Record set:
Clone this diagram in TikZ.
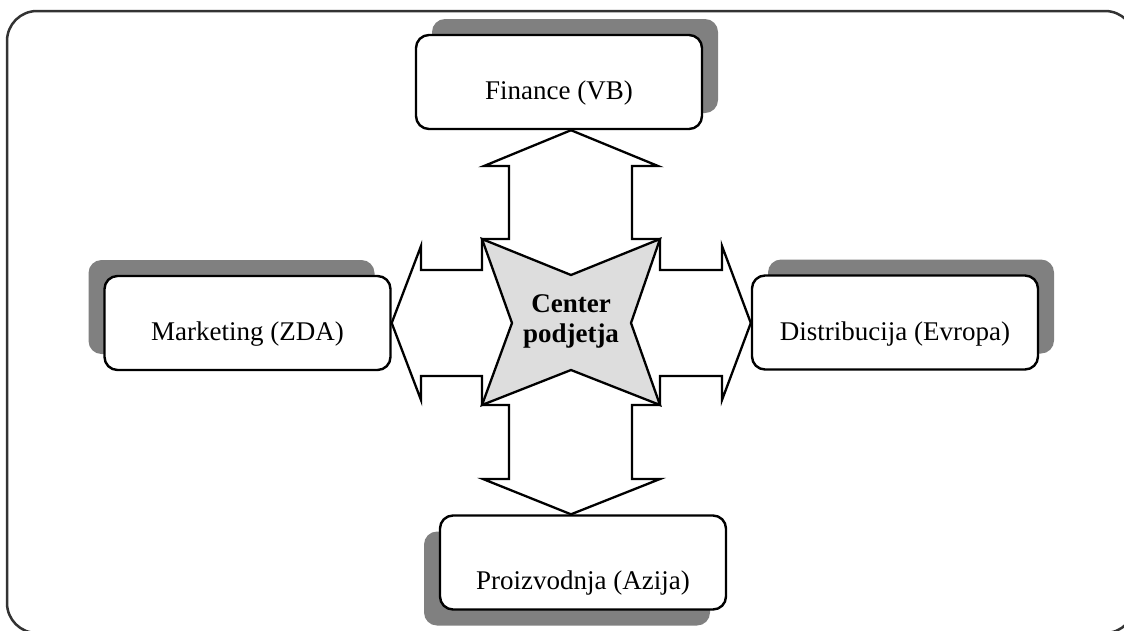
\documentclass[tikz,border=0pt]{standalone}
\usepackage{fontspec}
\setmainfont{Liberation Serif}
\usetikzlibrary{shadows,calc}
\definecolor{frameline}{HTML}{333333}
\definecolor{shadowgray}{HTML}{808080}
\definecolor{starfill}{HTML}{DDDDDD}

\begin{document}
\begin{tikzpicture}[x=1pt,y=-1pt,
  unitbox/.style={draw=black, line width=2.4pt, fill=white, rounded corners=13pt,
    minimum width=286pt, minimum height=94pt, inner sep=0pt},
  shadowUR/.style={general shadow={shadow xshift=16pt, shadow yshift=16pt, fill=shadowgray, draw=none}},
  shadowUL/.style={general shadow={shadow xshift=-16pt, shadow yshift=16pt, fill=shadowgray, draw=none}},
  shadowDL/.style={general shadow={shadow xshift=-16pt, shadow yshift=-16pt, fill=shadowgray, draw=none}},
  lbl/.style={anchor=base, inner sep=0pt, font=\fontsize{27}{30}\selectfont},
  hubtext/.style={align=center, inner sep=0pt, font=\fontsize{27}{30}\selectfont\bfseries},
  outline/.style={draw=black, line width=2.3pt, line join=miter},
]
\useasboundingbox (0,0) rectangle (1124,630);
\clip (0,0) rectangle (1124,630);

% outer frame
\draw[frameline, line width=2.5pt, rounded corners=30pt] (7,11) rectangle (1135,633);

% the four units
\node[unitbox, shadowUR] (fin)   at (559,82)    {};
\node[unitbox, shadowUL] (mkt)   at (247.5,323) {};
\node[unitbox, shadowUR] (dist)  at (895,322.5) {};
\node[unitbox, shadowDL] (proiz) at (583,562.5) {};

\node[lbl] (finlbl)   at ($(fin.center)+(0,17)$)   {Finance (VB)};
\node[lbl] (mktlbl)   at ($(mkt.center)+(0,17)$)   {Marketing (ZDA)};
\node[lbl] (distlbl)  at ($(dist.center)+(0,17.5)$) {Distribucija (Evropa)};
\node[lbl] (proizlbl) at ($(proiz.center)+(0,27)$) {Proizvodnja (Azija)};

% centre of the hub
\coordinate (c) at (571,323);

% four-way arrow linking the hub with every unit
\filldraw[outline, fill=white]
  (c |- fin.south) -- (658,166) -- (632,166) -- (632,239) -- (660,239) -- (660,270)
  -- (722,270) -- (722,246) -- (dist.west |- c) -- (722,400) -- (722,376)
  -- (660,376) -- (660,405) -- (632,405) -- (632,479) -- (660,479)
  -- (c |- proiz.north) -- (483,479) -- (509,479) -- (509,405) -- (482,405)
  -- (482,376) -- (421,376) -- (421,400) -- (mkt.east |- c) -- (421,246)
  -- (421,270) -- (482,270) -- (482,239) -- (509,239) -- (509,166) -- (484,166)
  -- cycle;

% four-pointed star of the hub
\filldraw[outline, fill=starfill]
  (482,239) -- (571,275) -- (660,239) -- (631,323) -- (660,405)
  -- (571,370) -- (482,405) -- (512,323) -- cycle;
\node[hubtext] (hub) at (571,321) {Center\\podjetja};
\end{tikzpicture}
\end{document}
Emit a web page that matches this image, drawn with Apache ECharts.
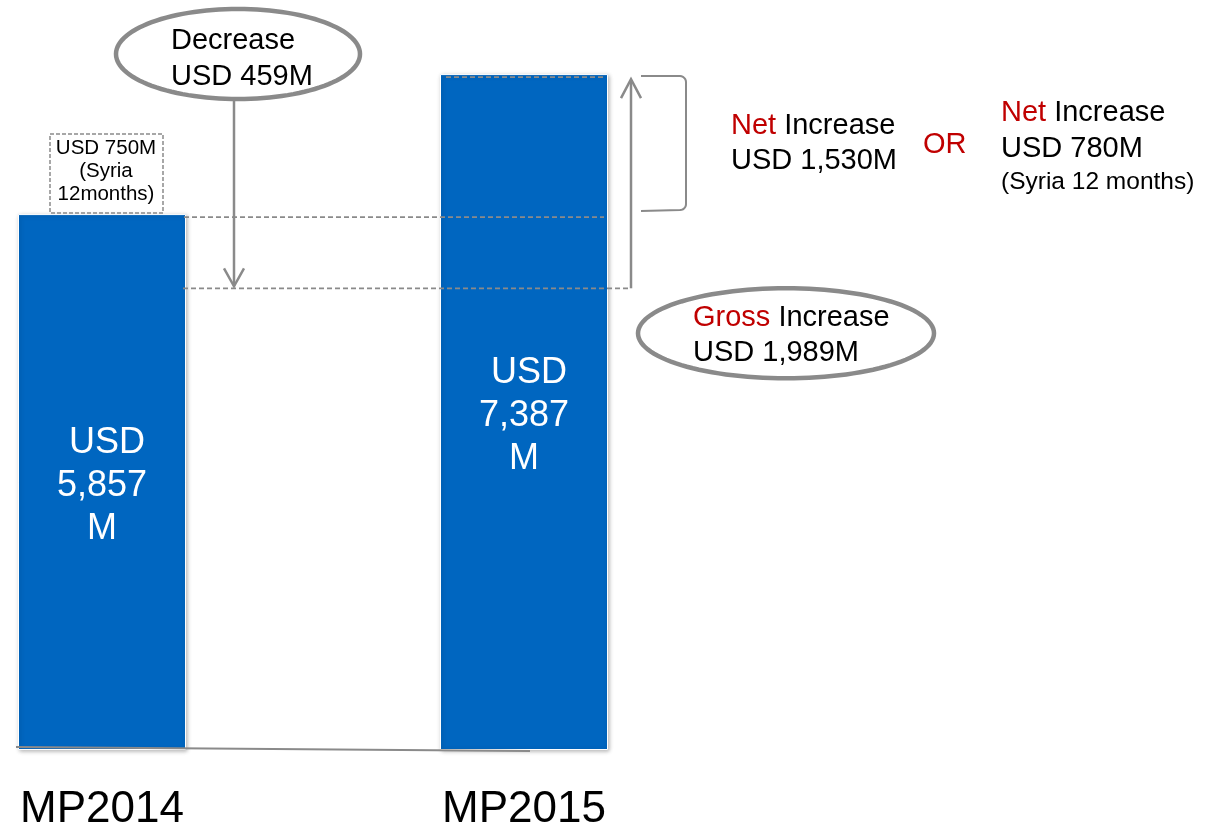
<!DOCTYPE html>
<html>
<head>
<meta charset="utf-8">
<script src="https://cdn.jsdelivr.net/npm/echarts@6/dist/echarts.min.js"></script>
<style>
  html, body { margin: 0; padding: 0; background: #ffffff; }
  #chart { width: 1205px; height: 829px; }
</style>
</head>
<body>
<div id="chart"></div>
<script>
// Plan budgets (USD millions)
const categories = ['MP2014', 'MP2015'];
const budgetValues = [5857, 7387];
const syriaShare = 750;
const decreaseAmount = 459;
const grossIncrease = 1989;
const netIncrease = 1530;
const netIncreaseSyria = 780;
// level from which the gross increase arrow rises
const arrowLevel = 5046;

const FONT = '"Liberation Sans", Arial, Helvetica, sans-serif';
const GREY = '#8a8a8a';
const RED = '#C00000';
const fmt = v => v.toLocaleString('en-US');

const chart = echarts.init(document.getElementById('chart'), null, { renderer: 'canvas' });

chart.setOption({
  animation: false,
  backgroundColor: '#ffffff',
  grid: { left: 102, right: 681, top: 18, bottom: 79, containLabel: false, outerBoundsMode: 'none' },
  xAxis: {
    type: 'category',
    data: categories,
    boundaryGap: false,
    axisLine: { show: false },
    axisTick: { show: false },
    axisLabel: { fontFamily: FONT, fontSize: 44, color: '#000', margin: 38 }
  },
  yAxis: { type: 'value', min: 0, max: 8000, show: false },
  series: [{
    type: 'bar',
    data: budgetValues,
    barWidth: 168,
    clip: false,
    itemStyle: {
      color: '#0066C0',
      borderColor: '#ffffff',
      borderWidth: 1,
      shadowBlur: 4,
      shadowColor: 'rgba(0,0,0,0.28)',
      shadowOffsetX: 1,
      shadowOffsetY: 1
    },
    label: {
      show: true,
      position: 'inside',
      offset: [0, 4],
      fontFamily: FONT,
      fontSize: 36,
      lineHeight: 43,
      color: '#ffffff',
      formatter: p => ' USD\n' + fmt(p.value) + '\nM'
    }
  }]
});

// Annotations positioned through the chart's own scales
const pt = (i, v) => chart.convertToPixel({ seriesIndex: 0 }, [i, v]);
const x0 = pt(0, 0)[0];
const x1 = pt(1, 0)[0];
const yBase = pt(0, 0)[1];
const yTop0 = pt(0, budgetValues[0])[1];
const yTop1 = pt(1, budgetValues[1])[1];
const yArrow = pt(0, arrowLevel)[1];

const dashed = { stroke: GREY, lineWidth: 1.8, lineDash: [5, 3], fill: null };
const solid = { stroke: GREY, lineWidth: 2.5, fill: null };

function text(x, y, str, size, lh, extra) {
  return {
    type: 'text', x: x, y: y, z: 20,
    style: Object.assign({
      text: str, fontFamily: FONT, fontSize: size, lineHeight: lh,
      fill: '#000', verticalAlign: 'top'
    }, extra || {})
  };
}

// outline of an ellipse as a closed polygon
function ellipse(cx, cy, rx, ry) {
  const pts = [];
  for (let k = 0; k < 120; k++) {
    const a = (k / 120) * Math.PI * 2;
    pts.push([cx + rx * Math.cos(a), cy + ry * Math.sin(a)]);
  }
  return { type: 'polygon', z: 18, shape: { points: pts },
    style: { stroke: GREY, lineWidth: 4.5, fill: '#ffffff' } };
}

// right-hand bracket with softened corners
function bracket(xa, xb, ya, yb) {
  const r = 6;
  const pts = [[xa, ya]];
  for (let k = 0; k <= 6; k++) {
    const a = -Math.PI / 2 + (k / 6) * (Math.PI / 2);
    pts.push([xb - r + r * Math.cos(a), ya + r + r * Math.sin(a)]);
  }
  for (let k = 0; k <= 6; k++) {
    const a = (k / 6) * (Math.PI / 2);
    pts.push([xb - r + r * Math.cos(a), yb - r + r * Math.sin(a)]);
  }
  pts.push([xa, yb + 1]);
  return { type: 'polyline', z: 15, shape: { points: pts },
    style: { stroke: GREY, lineWidth: 2, fill: null } };
}

const TXT = 29;
const rich = { r: { fill: RED, fontFamily: FONT, fontSize: TXT } };

const downX = x0 + 132;
const upX = x1 + 107;

const elements = [
  // baseline under both bars
  { type: 'line', z: 15, shape: { x1: x0 - 86, y1: yBase - 3, x2: x1 + 6, y2: yBase + 1 },
    style: { stroke: GREY, lineWidth: 2 } },
  // Syria share box above MP2014
  { type: 'rect', z: 15, shape: { x: x0 - 52, y: yTop0 - 80, width: 113, height: 79 },
    style: { stroke: GREY, lineWidth: 1.5, lineDash: [4, 2], fill: null } },
  text(x0 + 4, yTop0 - 77, 'USD ' + fmt(syriaShare) + 'M\n(Syria\n12months)', 20.5, 23,
    { align: 'center' }),
  // dashed level lines
  { type: 'line', z: 15, shape: { x1: x0 + 82, y1: yTop0 + 3, x2: x1 + 80, y2: yTop0 + 3 }, style: dashed },
  { type: 'line', z: 15, shape: { x1: x0 + 81, y1: yArrow, x2: upX, y2: yArrow }, style: dashed },
  { type: 'line', z: 15, shape: { x1: x1 - 78, y1: yTop1 + 3, x2: x1 + 82, y2: yTop1 + 3 }, style: dashed },
  // decrease arrow (down)
  { type: 'line', z: 15, shape: { x1: downX, y1: 100, x2: downX, y2: yArrow - 2 }, style: solid },
  { type: 'polyline', z: 15, shape: { points: [[downX - 10, yArrow - 20], [downX, yArrow - 2], [downX + 10, yArrow - 20]] }, style: solid },
  // gross increase arrow (up)
  { type: 'line', z: 15, shape: { x1: upX, y1: yArrow, x2: upX, y2: yTop1 + 6 }, style: solid },
  { type: 'polyline', z: 15, shape: { points: [[upX - 10, yTop1 + 24], [upX, yTop1 + 5], [upX + 10, yTop1 + 24]] }, style: solid },
  // net increase bracket
  bracket(x1 + 117, x1 + 162, yTop1 + 2, yTop0 - 4),
  // decrease callout
  ellipse(x0 + 136, 54, 122, 45),
  text(x0 + 69, 23, 'Decrease\nUSD ' + decreaseAmount + 'M', TXT, 36),
  // gross increase callout
  ellipse(x1 + 262, yArrow + 45, 148, 45),
  text(x1 + 169, yArrow + 12, '{r|Gross} Increase\nUSD ' + fmt(grossIncrease) + 'M', TXT, 35, { rich: rich }),
  // net increase notes
  text(731, 108, '{r|Net} Increase\nUSD ' + fmt(netIncrease) + 'M', TXT, 35, { rich: rich }),
  text(923, 130, 'OR', TXT, 30, { fill: RED }),
  text(1001, 95, '{r|Net} Increase\nUSD ' + fmt(netIncreaseSyria) + 'M', TXT, 36, { rich: rich }),
  text(1001, 169, '(Syria 12 months)', 24.5, 26)
];

chart.setOption({ graphic: { elements: elements } });
</script>
</body>
</html>
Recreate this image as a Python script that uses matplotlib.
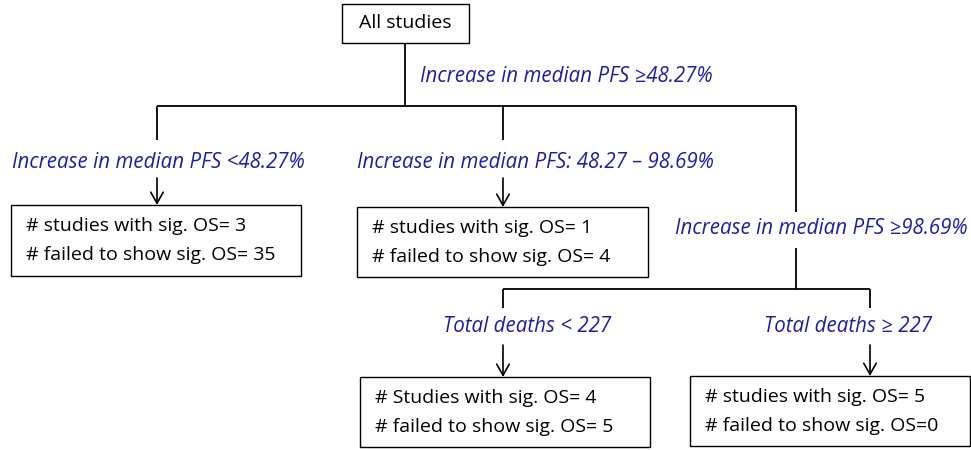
import matplotlib
matplotlib.use('Agg')
from matplotlib import pyplot as plt
from matplotlib.patches import Rectangle

# text content
root_label = 'All studies'
split_labels = ['Increase in median PFS \u226548.27%',
                'Increase in median PFS <48.27%',
                'Increase in median PFS: 48.27 \u2013 98.69%',
                'Increase in median PFS \u226598.69%',
                'Total deaths < 227',
                'Total deaths \u2265 227']
leaf_sig = ['# studies with sig. OS= 3', '# studies with sig. OS= 1',
            '# Studies with sig. OS= 4', '# studies with sig. OS= 5']
leaf_fail = ['# failed to show sig. OS= 35', '# failed to show sig. OS= 4',
             '# failed to show sig. OS= 5', '# failed to show sig. OS=0']

blue = '#1f1f9e'
font = 'Open Sans'
fs_box = 14
fs_lab = 14.8

fig = plt.figure(figsize=(9.71, 4.5), dpi=100)
ax = fig.add_axes([0, 0, 1, 1])
ax.set_xlim(0, 971)
ax.set_ylim(450, 0)
ax.axis('off')


def line(x0, y0, x1, y1):
    ax.plot([x0, x1], [y0, y1], color='black', lw=1.3, solid_capstyle='butt')


def arrow(x, y0, y1):
    ax.annotate('', xy=(x, y1), xytext=(x, y0),
                arrowprops=dict(arrowstyle='->,head_length=0.8,head_width=0.45',
                                color='black', lw=1.2, shrinkA=0, shrinkB=0))


def box(x0, y0, x1, y1):
    ax.add_patch(Rectangle((x0, y0), x1 - x0, y1 - y0, fill=False,
                           edgecolor='black', lw=1.0))


def label(x, y, s, ha='left'):
    ax.text(x, y, s, ha=ha, va='center', fontsize=fs_lab, style='italic',
            color=blue, family=font)


# root
box(342, 4, 469, 43)
ax.text(405.5, 23, root_label, ha='center', va='center', fontsize=fs_box, family=font)
line(405, 43, 405, 106)
label(420, 77, split_labels[0])

# first split
line(157, 106, 796, 106)
line(157, 106, 157, 140)
line(503, 106, 503, 140)
line(796, 106, 796, 212)

label(12, 162, split_labels[1])
label(357, 162, split_labels[2])
label(675, 229, split_labels[3])

arrow(157, 178, 205)
arrow(503, 178, 207)

# second split
line(796, 248, 796, 289)
line(503, 289, 870, 289)
line(503, 289, 503, 308)
line(870, 289, 870, 308)

label(527, 327, split_labels[4], ha='center')
label(848, 326, split_labels[5], ha='center')

arrow(503, 345, 377)
arrow(870, 345, 376)

# leaves
leaf_boxes = [(11, 205, 301, 276), (357, 207, 648, 277),
              (360, 377, 650, 447), (690, 376, 970, 446)]
for (x0, y0, x1, y1), s, f in zip(leaf_boxes, leaf_sig, leaf_fail):
    box(x0, y0, x1, y1)
    h = y1 - y0
    ax.text(x0 + 15, y0 + 0.30 * h, s, ha='left', va='center', fontsize=fs_box, family=font)
    ax.text(x0 + 15, y0 + 0.71 * h, f, ha='left', va='center', fontsize=fs_box, family=font)

fig.savefig('out.png', dpi=100)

Do this: Copy out all lines that carry the word "with".

Result below:
% four-way arrow linking the hub with every unit
Emit a web page that matches this image, drawn with Apache ECharts.
// right-hand bracket with softened corners
leaf_sig = ['# studies with sig. OS= 3', '# studies with sig. OS= 1',
            '# Studies with sig. OS= 4', '# studies with sig. OS= 5']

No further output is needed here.